# Tax transcript and foreign streamlined



## arlekin (Jan 24, 2017)

Hi. I need help and advise. 

I submitted my streamlined foreign offshore package in June 2017 and filed an extension for 2016 returns (I filed 2016 returns in October 2017 before the deadline). For the streamlined, I therefore included 2013, 2014 and 2015 years (form 1040, 2555, schedule B and 8938 for some years where required) as 2016 was not delinquent. I used tracked Royal mail, so could see that IRS received the streamlined submission package by the end of June 2017. I could also see they cashed the check. I have not received any letter/info/confirmation from IRS so far regarding the streamlined submission.

However, in October, I ordered tax transcripts by mail for the years 2013, 2014 and 2015. It took IRS about 3 weeks to deliver those (perhaps due to international mail), but I received tax transcripts, which contain all submitted info for 2013, 2014 and 2015. 

*Question:* does this mean that my streamlined submission was accepted or could they just enter the data into their tax system and decide on the acceptance/rejection later? If there are problems with streamlined, when does IRS usually inform the taxpayer about rejection of the submission?

Also, going over the transcript, I noticed some very interesting lines:

*FOREIGN INCOME EXCLUSION PER COMPUTER:* this shows amount which I excluded using form 2555

*FOREIGN INCOME EXCLUSION TAX PER COMPUTER:* this shows a very high amount (about 25% of the above amount). I do not understand where this amount is coming from. The amount is huge.

The same lines are shown on 2013, 2014 and 2015 transcripts. 

*Question: does anyone one know what "PER COMPUTER" means? Does it mean that my form 2555 was rejected because it was filed late? * I am worried they could reject 2555 as 2555 should either be filed on time, 1 yr later or contain the phrase "Pursuant to whatever...";However, as the submission was done using the streamlined, I couldn't put this phrase on the 1040 as instead had to put "Foreign Offshore Procedures" as per streamlined instructions.

Few days later, I received notice CP14 stating that I owe some extra interest on my 2015 return (about $30), which I already paid using my credit card. 
*
Question:* does this mean IRS accepted 2555 (FEIE) or they can reject it later and send extra bill?

I am worried about this situation and am very worried about this "PER COMPUTER". Has anyone else checked their transcripts after submitted streamlined? if you submit only using form 2555, does the transcript still contain this line and some estimated tax?
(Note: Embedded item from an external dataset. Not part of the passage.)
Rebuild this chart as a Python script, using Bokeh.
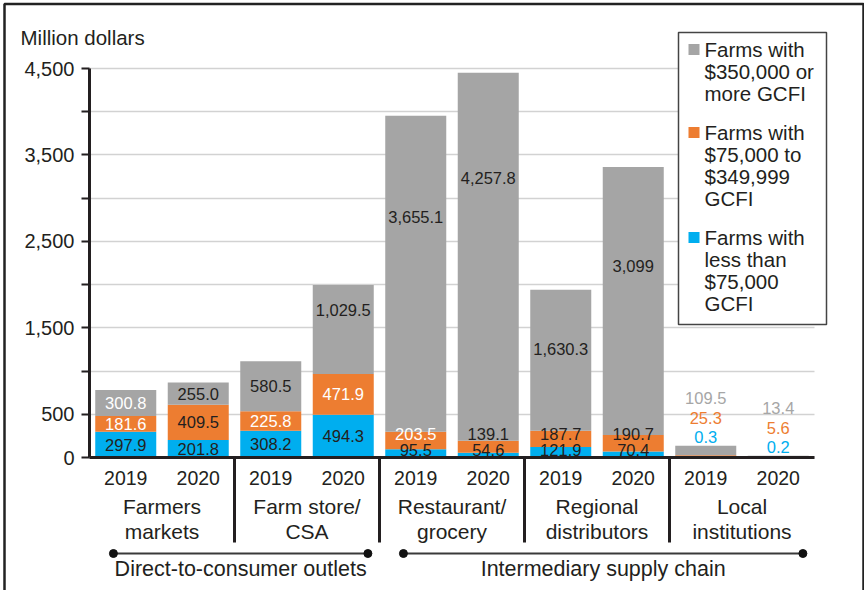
import numpy as np
from bokeh.plotting import figure
from bokeh.models import (ColumnDataSource, Range1d, FixedTicker, NumeralTickFormatter,
                          Label, BoxAnnotation, Grid)
from bokeh.core.properties import value
from bokeh.embed import file_html
from bokeh.resources import INLINE

# ---------------- data ----------------
channels = ["Farmers\nmarkets", "Farm store/\nCSA", "Restaurant/\ngrocery",
            "Regional\ndistributors", "Local\ninstitutions"]
years = ["2019", "2020"]
outlet_types = ["Direct-to-consumer outlets", "Intermediary supply chain"]
outlet_channel_count = [2, 3]
small_farms = [297.9, 201.8, 308.2, 494.3, 95.5, 54.6, 121.9, 70.4, 0.3, 0.2]
mid_farms = [181.6, 409.5, 225.8, 471.9, 203.5, 139.1, 187.7, 190.7, 25.3, 5.6]
large_farms = [300.8, 255.0, 580.5, 1029.5, 3655.1, 4257.8, 1630.3, 3099, 109.5, 13.4]
series_names = ["Farms with\n$350,000 or\nmore GCFI",
                "Farms with\n$75,000 to\n$349,999\nGCFI",
                "Farms with\nless than\n$75,000\nGCFI"]
y_ticks = [0, 500, 1000, 1500, 2000, 2500, 3000, 3500, 4000, 4500]
y_unlabeled = [1000, 2000, 3000, 4000]
y_axis_title = "Million dollars"

# ---------------- styles ----------------
FONT = "Liberation Sans"
DARK = "#231f20"
GRAY = "#a5a5a5"
ORANGE = "#ed7d31"
BLUE = "#00aeef"
WHITE = "#ffffff"
# where the gray-segment label sits (fraction of the segment, from its base)
gray_label_frac = [0.5, 0.5, 0.5, 0.72, 0.68, 0.715, 0.58, 0.632, 0.5, 0.5]
mid_label_white = [True, False, True, True, True, False, False, False, False, False]
large_label_white = [True, False, False, False, False, False, False, False, False, False]

# ---------------- layout (canvas px) ----------------
W, H = 864, 590
AX_PX = 89            # canvas x of the y axis
SLOT_PX = 72.5        # width of one bar slot
ZERO_PX, TOP_PX = 457, 68   # canvas y of 0 and 4500
upp = 4500.0 / (ZERO_PX - TOP_PX)  # data units per pixel


def dy(px):
    return px * upp


def ydata(canvas_y):
    return (ZERO_PX - canvas_y) * upp


n = len(small_farms)
xs = np.arange(n)
x_lo, x_hi = -0.5, n - 0.5
x_start = x_lo - AX_PX / SLOT_PX
x_end = x_lo + (W - AX_PX) / SLOT_PX

p = figure(width=W, height=H, x_range=Range1d(x_start, x_end),
           y_range=Range1d(ydata(H), ydata(0)),
           output_backend="svg", toolbar_location=None, x_axis_location=None,
           min_border_left=0, min_border_right=0, min_border_top=0, min_border_bottom=0,
           outline_line_color=None, background_fill_color="white",
           border_fill_color="white")
p.title.visible = False
p.xgrid.visible = False

# y axis (drawn at the left end of the bars)
ax = p.yaxis[0]
ax.fixed_location = x_lo
ax.ticker = FixedTicker(ticks=y_ticks)
ax.formatter = NumeralTickFormatter(format="0,0")
ax.major_label_overrides = {t: "" for t in y_unlabeled}
ax.bounds = (y_ticks[0], y_ticks[-1])
ax.axis_line_width = 3
ax.axis_line_color = DARK
ax.major_tick_line_width = 2
ax.major_tick_line_color = DARK
ax.major_tick_out = 8
ax.major_tick_in = 0
ax.minor_tick_line_color = None
ax.major_label_text_font = FONT
ax.major_label_text_font_size = "20px"
ax.major_label_text_color = DARK
ax.major_label_standoff = 7

g = p.ygrid[0]
g.ticker = FixedTicker(ticks=y_ticks)
g.grid_line_color = "#d2d2d2"
g.grid_line_width = 1.5
g.bounds = (y_ticks[0], y_ticks[-1])
if "cross_bounds" in Grid.properties():
    g.cross_bounds = (x_lo, x_hi)
else:
    g.visible = False
    p.segment(x0=[x_lo] * len(y_ticks), x1=[x_hi] * len(y_ticks), y0=y_ticks, y1=y_ticks,
              line_color="#d2d2d2", line_width=1.5, level="underlay")

# bars
src = ColumnDataSource(dict(x=xs, small=small_farms, mid=mid_farms, large=large_farms))
p.vbar_stack(["small", "mid", "large"], x="x", width=61 / SLOT_PX, source=src,
             fill_color=[BLUE, ORANGE, GRAY], line_color=None)

# baseline
p.segment(x0=[x_lo], y0=[0], x1=[x_hi], y1=[0], line_width=3, line_color=DARK)

# value labels
small = np.array(small_farms, float)
mid = np.array(mid_farms, float)
large = np.array(large_farms, float)
tot = small + mid + large


def fmt(v):
    return f"{v:,}" if isinstance(v, int) else f"{v:,.1f}"


lx, ly, lt, lc, lo = [], [], [], [], []
for i in range(n):
    if tot[i] > 400:
        ys = [max(small[i] / 2, dy(7.8)),
              max(small[i] + mid[i] / 2, dy(23.8)),
              small[i] + mid[i] + gray_label_frac[i] * large[i]]
        cols = [DARK, WHITE if mid_label_white[i] else DARK,
                WHITE if large_label_white[i] else DARK]
        offs = [0, 0, 0]
    else:
        ys = [tot[i]] * 3
        cols = [BLUE, ORANGE, "#a6a6a6"]
        offs = [-9, -28, -48]
    for v, yy, c, o in zip([small_farms[i], mid_farms[i], large_farms[i]], ys, cols, offs):
        lx.append(i); ly.append(yy); lt.append(fmt(v)); lc.append(c); lo.append(o)

lab_src = ColumnDataSource(dict(x=lx, y=ly, text=lt, color=lc, off=lo))
p.text(x="x", y="y", text="text", text_color="color", y_offset="off", source=lab_src,
       text_align="center", text_baseline="middle", text_font=value(FONT),
       text_font_size="16.5px")

# year labels
year_labels = [years[i % 2] for i in range(n)]
p.text(x=xs, y=[0] * n, text=year_labels, y_offset=20, text_align="center",
       text_baseline="middle", text_font=value(FONT), text_font_size="19.5px",
       text_color=DARK)

# channel labels (two lines each)
ch_x = [2 * k + 0.5 for k in range(len(channels))]
line1 = [c.split("\n")[0] for c in channels]
line2 = [c.split("\n")[1] for c in channels]
for txt, off in ((line1, 48.5), (line2, 74)):
    p.text(x=ch_x, y=[0] * len(ch_x), text=txt, y_offset=off, text_align="center",
           text_baseline="middle", text_font=value(FONT), text_font_size="21px",
           text_color=DARK)

# dividers between channels
div_x = [2 * k + 1.5 for k in range(len(channels) - 1)]
p.segment(x0=div_x, y0=[0] * len(div_x), x1=div_x, y1=[-dy(85)] * len(div_x),
          line_width=3, line_color=DARK)

# outlet brackets
start = 0
bx0, bx1, bxc = [], [], []
for cnt in outlet_channel_count:
    first = start * 2
    last = (start + cnt) * 2 - 1
    bx0.append(first - 0.17)
    bx1.append(last + 0.34)
    bxc.append((first - 0.17 + last + 0.34) / 2)
    start += cnt
by = -dy(96)
p.segment(x0=bx0, y0=[by] * 2, x1=bx1, y1=[by] * 2, line_width=2, line_color="#3a3a3a")
p.scatter(x=bx0 + bx1, y=[by] * 4, size=8, color="#111111")
p.text(x=bxc, y=[0] * 2, text=outlet_types, y_offset=111, text_align="center",
       text_baseline="middle", text_font=value(FONT), text_font_size="21.5px",
       text_color=DARK)

# y axis title
p.add_layout(Label(x=20, x_units="screen", y=ydata(37),
                   text=y_axis_title, text_baseline="middle", text_font=FONT,
                   text_font_size="20.5px", text_color=DARK))

# outer border
p.add_layout(BoxAnnotation(left=4, right=863, left_units="screen",
                           right_units="screen", top=ydata(3.5), bottom=ydata(H + 30),
                           fill_color=None, line_color="#222222", line_alpha=1.0,
                           line_width=2.5))

# legend
LG_L, LG_R, LG_T, LG_B = 678, 826, 32, 324
p.add_layout(BoxAnnotation(left=LG_L, right=LG_R, left_units="screen",
                           right_units="screen", top=ydata(LG_T), bottom=ydata(LG_B),
                           fill_color="white", fill_alpha=1.0, line_color="#444444",
                           line_alpha=1.0, line_width=1.5))
line_h, item_gap = 22, 17
cy = 49
for name, col in zip(series_names, [GRAY, ORANGE, BLUE]):
    p.add_layout(BoxAnnotation(left=688, right=699,
                               left_units="screen", right_units="screen",
                               top=ydata(cy - 5.5), bottom=ydata(cy + 5.5),
                               fill_color=col, fill_alpha=1.0, line_color=None))
    lines = name.split("\n")
    for j, ln in enumerate(lines):
        p.add_layout(Label(x=704, x_units="screen", y=ydata(cy + j * line_h),
                           text=ln, text_baseline="middle", text_font=FONT,
                           text_font_size="20.5px", text_color=DARK))
    cy += len(lines) * line_h + item_gap

open("out.html", "w").write(file_html(p, INLINE))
Anyone knows?


----------



## arlekin (Jan 24, 2017)

Please see a link to a sample tax transcript

https://www.avantus.com/samples/IRS-Direct-Tax-Transcript-Sample2.pdf

On page 4, you can see the two lines.


----------



## Bevdeforges (Nov 16, 2007)

The IRS does not send out any sort of acknowledgment or "acceptance" of your returns, whether filed as part of the Streamlined Compliance program or any other reason/excuse. The fact that you were able to obtain the transcripts "proves" that they were received and processed. With the IRS, the old maxim is true: No news is good news.

Thanks for the link to the sample transcript. (Have never seen one before - largely due to the "no news is good news" thing. I figure they'll be in touch if they have questions or problems.)
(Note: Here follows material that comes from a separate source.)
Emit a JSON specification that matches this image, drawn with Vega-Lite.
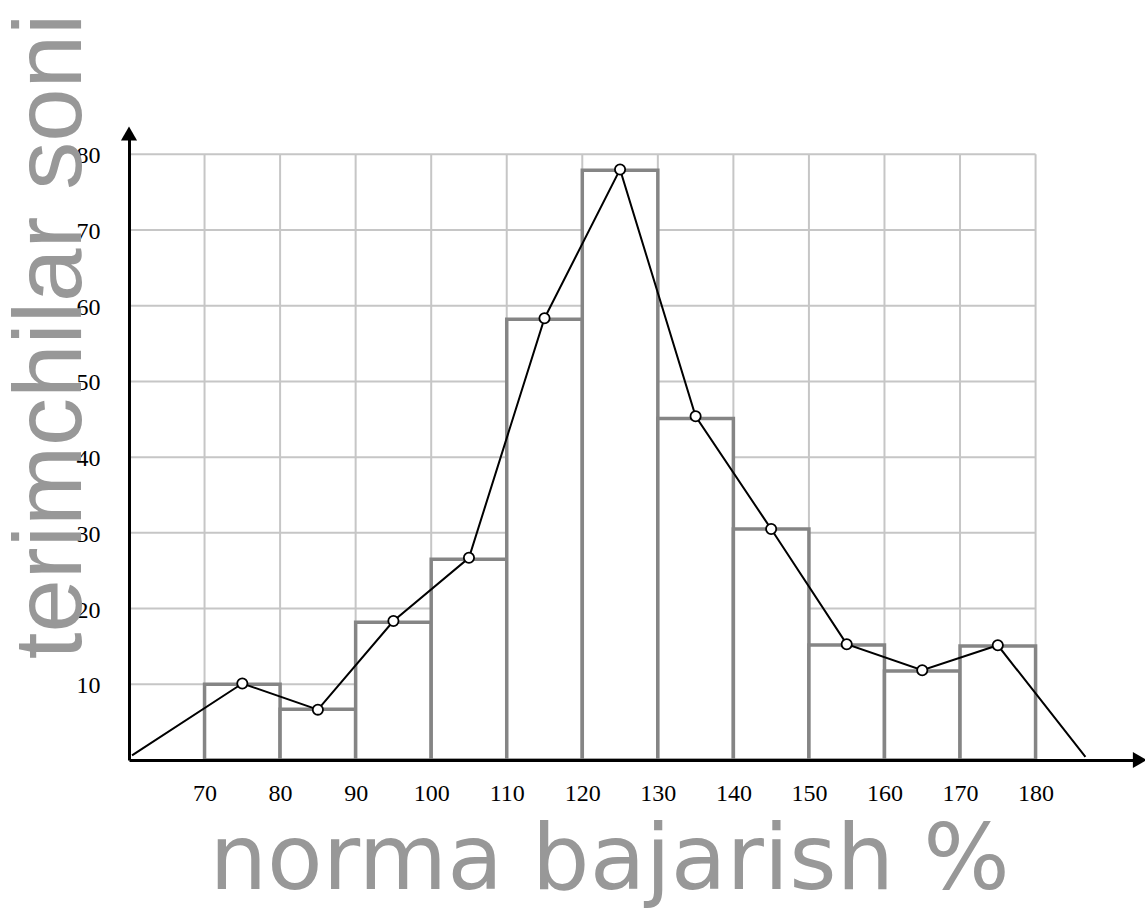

From what I can tell that "per computer" stuff is simply the calculated maximum you could have claimed - as long as what you did claim is less than the calculated amount, there's little to no likelihood they will question your return (at least on that issue). 

The fact that they sent you a "bill" for a bit more interest means they at least processed everything and given that you paid up promptly, you should be able to sleep easier now.
Cheers,
Bev


----------